How do systems ensure data isn't corrupted during transmission? Simple error detection uses binary math. A parity bit is an extra bit added to a byte to make the total number of 1s either always even (even parity) or always odd (odd parity). If a single bit flips in transit, the parity will be wrong, and an error is detected. More advanced methods like cyclic redundancy checks (CRCs) perform complex polynomial division on the binary data to generate a checksum. These concepts are fundamental to data integrity in storage and communication.

Practice Exercises: From Theory to Muscle Memory

True mastery comes from doing. Here is a structured set of exercises to solidify each stage of your learning.

Beginner Drills: Number and Simple ASCII

1. Convert your age and birth year (day/month) into 8-bit binary numbers. 2. Using an ASCII chart, manually write out the binary for your first name (assuming only basic Latin letters). 3. Take the binary sequence 01001000 01100101 01101100 01101100 01101111 and decode it back to text using the ASCII chart.

Intermediate Challenges: Encoding and Patterns

1. Write the word " café " (including the accent) in binary. You will need to look up the Unicode code point for 'é' (U+00E9) and determine its UTF-8 multi-byte encoding. 2. Create a simple Python or JavaScript function that takes a string and prints the binary representation of each character's UTF-8 encoding. 3. Investigate the binary pattern difference between a space character (' ', decimal 32) and a newline character (' ', decimal 10).

Expert Projects: Simulation and Analysis

1. **Bitmasking Project:** Write a program that uses bitwise flags to represent user permissions (e.g., CAN_READ=1, CAN_WRITE=2, CAN_DELETE=4). Use bitwise OR to combine permissions and bitwise AND to check for a specific permission. 2. **Endianness Checker:** Write code that determines the endianness of your system by storing an integer and inspecting its byte order in memory. 3. **Simple Checksum:** Implement a basic parity bit generator/checker for a short string of text.

Curated Learning Resources

To continue your journey beyond this guide, explore these high-quality resources.

Interactive Tutorials and Visualizers

Websites like "Computer Science Field Guide" (interactive) and "BinaryGame" by Cisco offer engaging ways to practice conversions and bitwise operations. UTF-8 visualization tools can help you see the structure of multi-byte characters.

Foundational Books and Articles

"Code: The Hidden Language of Computer Hardware and Software" by Charles Petzold is the seminal text for understanding the journey from electricity to binary to computing. For a more technical deep dive, relevant sections of "The C Programming Language" (K&R) discuss bitwise operators in context.

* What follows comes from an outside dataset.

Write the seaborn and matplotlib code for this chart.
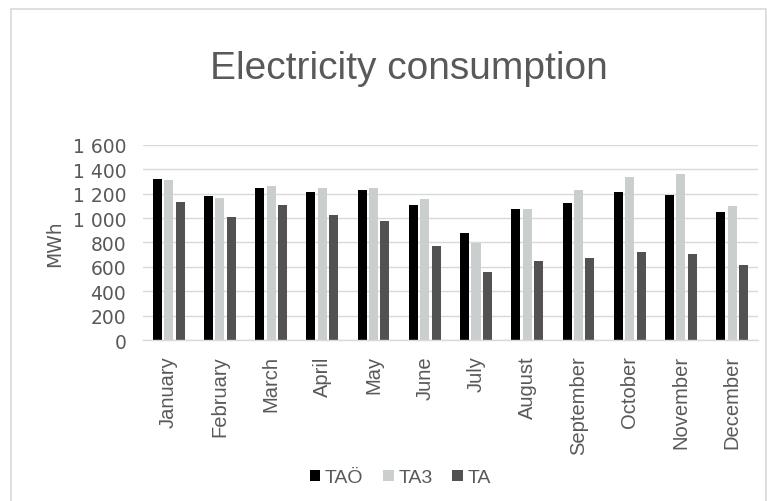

Academic and Reference Material

The official Unicode Consortium website (unicode.org) is the definitive source for encoding standards. RFC documents from the IETF (e.g., RFC 793 for TCP) provide the real-world binary specifications of internet protocols, perfect for advanced study.

Related Tools in the Essential Developer Ecosystem

Understanding binary representation connects powerfully to a suite of other essential tools. These tools often work with data at a level where binary awareness is beneficial.

Code Formatters and Linters

Tools like Prettier (JavaScript) or Black (Python) enforce consistent style. At their core, they parse your source code—which is just text stored in binary—into an abstract syntax tree (AST), manipulate it, and write it back. Understanding encoding ensures your source files are interpreted correctly by these tools, preventing strange formatting errors due to hidden non-UTF-8 characters.

JSON, XML, and Data Formatters

JSON Formatters validate and beautify data interchange strings. A JSON file is a text file with a specific structure. Knowing that it's ultimately a stream of UTF-8 encoded bytes explains why you must escape certain characters and why specifying the encoding in API headers (`Content-Type: application/json; charset=utf-8`) is crucial for accurate binary-to-text conversion on the receiving end.

Text Diff and Comparison Tools

Tools like diff or Beyond Compare show differences between text files. They operate by comparing sequences of characters (and thus their underlying binary codes). An understanding of binary helps you realize why a file saved with UTF-8 with BOM (Byte Order Mark) and one without are considered fundamentally different by these tools—the BOM adds specific extra bytes at the file's start.

URL Encoders/Decoders

URL encoding (percent-encoding) converts special characters in a URL into a safe format using a percent sign followed by two hexadecimal digits. These two hex digits represent the byte value of that character in its specific encoding (usually UTF-8). For example, a space becomes `%20` because the byte for a space in ASCII/UTF-8 is hexadecimal 0x20. This tool is a direct application of character-to-byte conversion.

Hex Editors and Binary File Analyzers

The ultimate tool for the binary-literate developer is a hex editor. It displays the raw hexadecimal (and often ASCII) content of any file, allowing you to see the exact byte sequence. Using a hex editor, you can examine the binary signature of a file (its 'magic number'), inspect the structure of a PNG image header, or debug a corrupted file. It is the microscope through which you view the binary reality of all digital data.

Conclusion: The Path to Binary Fluency

The journey from seeing binary as a cryptic code to perceiving it as the natural language of machines is transformative. This learning path has taken you from the philosophical 'why' of bits, through the practical 'how' of ASCII and Unicode, to the expert-level 'what-if' of bitwise manipulation and protocol design. You have moved from performing rote conversions to understanding the principles that govern data representation at the most fundamental level. This knowledge is not obsolete; it is timeless. It will make you a better debugger, a more insightful architect, and a more confident technologist. Continue to practice, explore with hex editors, and read protocol specifications. Let this be the foundation upon which you build a deeper, more intuitive understanding of the incredible digital world we have constructed, one bit at a time.